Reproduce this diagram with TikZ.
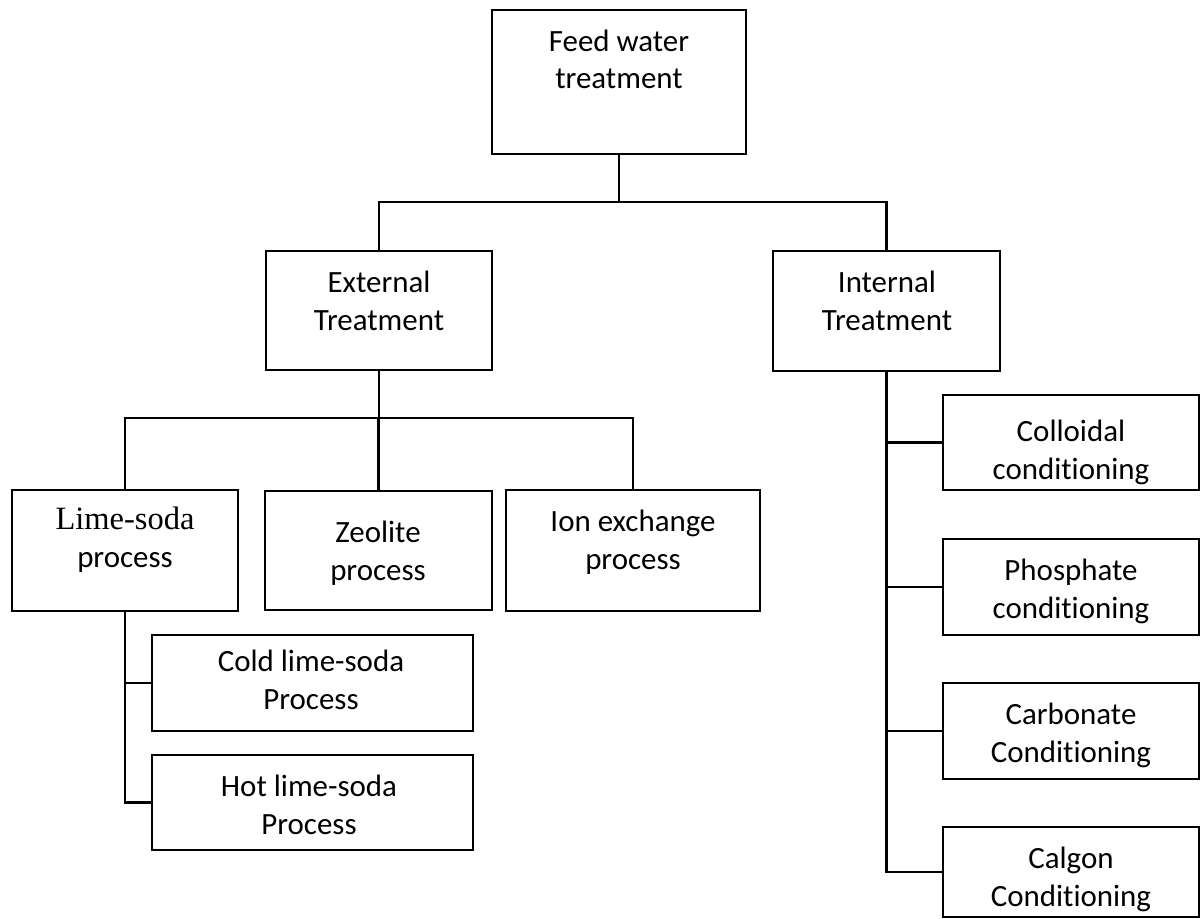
\documentclass[tikz,border=0pt]{standalone}
\usepackage{fontspec}
\setmainfont{Carlito}[Ligatures={NoCommon}]
\newfontfamily\serifx{Liberation Serif}
\newcommand\bxx[5]{\node[box, minimum width={(#4-#2)*0.02cm}, minimum height={(#5-#3)*0.02cm}] (#1) at ({(#2+#4)/2},{(#3+#5)/2}) {};}
\begin{document}
\begin{tikzpicture}[x=0.02cm,y=-0.02cm,
  box/.style={draw, line width=1.2pt, inner sep=0pt},
  lbl/.style={align=center, anchor=base, inner sep=0pt, font=\fontsize{17.6}{21.5}\selectfont},
  conn/.style={line width=1.2pt}]
\useasboundingbox (0,0) rectangle (1200,919);
% boxes
\bxx{feed}{492}{10}{746}{154}
\bxx{ext}{266}{251}{492}{370}
\bxx{int}{773}{251}{1000}{371}
\bxx{lime}{12}{490}{238}{611}
\bxx{zeo}{265}{491}{492}{610}
\bxx{ion}{506}{490}{760}{611}
\bxx{cold}{152}{635}{473}{731}
\bxx{hot}{152}{755}{473}{850}
\bxx{coll}{943}{395}{1199}{490}
\bxx{phos}{943}{539}{1199}{635}
\bxx{carb}{943}{683}{1199}{779}
\bxx{calg}{943}{827}{1199}{917}
% labels (anchor = baseline of the last line)
\node[lbl] (feedt) at (619,89) {Feed water\\treatment};
\node[lbl] (extt) at (379,330) {External\\Treatment};
\node[lbl] (intt) at (887,330) {Internal\\Treatment};
\node[lbl] (limet) at (125,567) {{\serifx\fontsize{18.5}{21.5}\selectfont Lime-soda}\\process};
\node[lbl] (zeot) at (378,580) {Zeolite\\process};
\node[lbl] (iont) at (633,569) {Ion exchange\\process};
\node[lbl] (coldt) at (311,709) {Cold lime-soda\\Process};
\node[lbl] (hott) at (309,834) {Hot lime-soda\\Process};
\node[lbl] (collt) at (1071,479) {Colloidal\\conditioning};
\node[lbl] (phost) at (1071,618) {Phosphate\\conditioning};
\node[lbl] (carbt) at (1071,762) {Carbonate\\Conditioning};
\node[lbl] (calgt) at (1071,906) {Calgon\\Conditioning};
% connectors
\coordinate (j1) at (619,202);
\coordinate (j2) at (379,418);
\draw[conn] (feed.south) -- (j1);
\draw[conn] (ext.north) -- (ext.north |- j1) -- (int.north |- j1) -- (int.north);
\draw[conn] (ext.south) -- (ext.south |- j2);
\draw[conn] (lime.north) -- (lime.north |- j2) -- (ion.north |- j2) -- (ion.north);
\draw[conn] (zeo.north) -- (zeo.north |- j2);
\draw[conn] (lime.south) -- (lime.south |- hot.west) -- (hot.west);
\draw[conn] (cold.west) -- (cold.west -| lime.south);
\draw[conn] (int.south) -- (int.south |- calg.west) -- (calg.west);
\draw[conn] (coll.west) -- (coll.west -| int.south);
\draw[conn] (phos.west) -- (phos.west -| int.south);
\draw[conn] (carb.west) -- (carb.west -| int.south);
\end{tikzpicture}
\end{document}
● ● ● ● ●
- _Task directions_
Copy all the data exactly as written, but skip any picture.

- _Answer for the task_
Reproduce this diagram with TikZ.
\documentclass[tikz,border=0pt]{standalone}
\usepackage{fontspec}
\setmainfont{Carlito}[Ligatures={NoCommon}]
\newfontfamily\serifx{Liberation Serif}
\newcommand\bxx[5]{\node[box, minimum width={(#4-#2)*0.02cm}, minimum height={(#5-#3)*0.02cm}] (#1) at ({(#2+#4)/2},{(#3+#5)/2}) {};}
\begin{document}
\begin{tikzpicture}[x=0.02cm,y=-0.02cm,
  box/.style={draw, line width=1.2pt, inner sep=0pt},
  lbl/.style={align=center, anchor=base, inner sep=0pt, font=\fontsize{17.6}{21.5}\selectfont},
  conn/.style={line width=1.2pt}]
\useasboundingbox (0,0) rectangle (1200,919);
% boxes
\bxx{feed}{492}{10}{746}{154}
\bxx{ext}{266}{251}{492}{370}
\bxx{int}{773}{251}{1000}{371}
\bxx{lime}{12}{490}{238}{611}
\bxx{zeo}{265}{491}{492}{610}
\bxx{ion}{506}{490}{760}{611}
\bxx{cold}{152}{635}{473}{731}
\bxx{hot}{152}{755}{473}{850}
\bxx{coll}{943}{395}{1199}{490}
\bxx{phos}{943}{539}{1199}{635}
\bxx{carb}{943}{683}{1199}{779}
\bxx{calg}{943}{827}{1199}{917}
% labels (anchor = baseline of the last line)
\node[lbl] (feedt) at (619,89) {Feed water\\treatment};
\node[lbl] (extt) at (379,330) {External\\Treatment};
\node[lbl] (intt) at (887,330) {Internal\\Treatment};
\node[lbl] (limet) at (125,567) {{\serifx\fontsize{18.5}{21.5}\selectfont Lime-soda}\\process};
\node[lbl] (zeot) at (378,580) {Zeolite\\process};
\node[lbl] (iont) at (633,569) {Ion exchange\\process};
\node[lbl] (coldt) at (311,709) {Cold lime-soda\\Process};
\node[lbl] (hott) at (309,834) {Hot lime-soda\\Process};
\node[lbl] (collt) at (1071,479) {Colloidal\\conditioning};
\node[lbl] (phost) at (1071,618) {Phosphate\\conditioning};
\node[lbl] (carbt) at (1071,762) {Carbonate\\Conditioning};
\node[lbl] (calgt) at (1071,906) {Calgon\\Conditioning};
% connectors
\coordinate (j1) at (619,202);
\coordinate (j2) at (379,418);
\draw[conn] (feed.south) -- (j1);
\draw[conn] (ext.north) -- (ext.north |- j1) -- (int.north |- j1) -- (int.north);
\draw[conn] (ext.south) -- (ext.south |- j2);
\draw[conn] (lime.north) -- (lime.north |- j2) -- (ion.north |- j2) -- (ion.north);
\draw[conn] (zeo.north) -- (zeo.north |- j2);
\draw[conn] (lime.south) -- (lime.south |- hot.west) -- (hot.west);
\draw[conn] (cold.west) -- (cold.west -| lime.south);
\draw[conn] (int.south) -- (int.south |- calg.west) -- (calg.west);
\draw[conn] (coll.west) -- (coll.west -| int.south);
\draw[conn] (phos.west) -- (phos.west -| int.south);
\draw[conn] (carb.west) -- (carb.west -| int.south);
\end{tikzpicture}
\end{document}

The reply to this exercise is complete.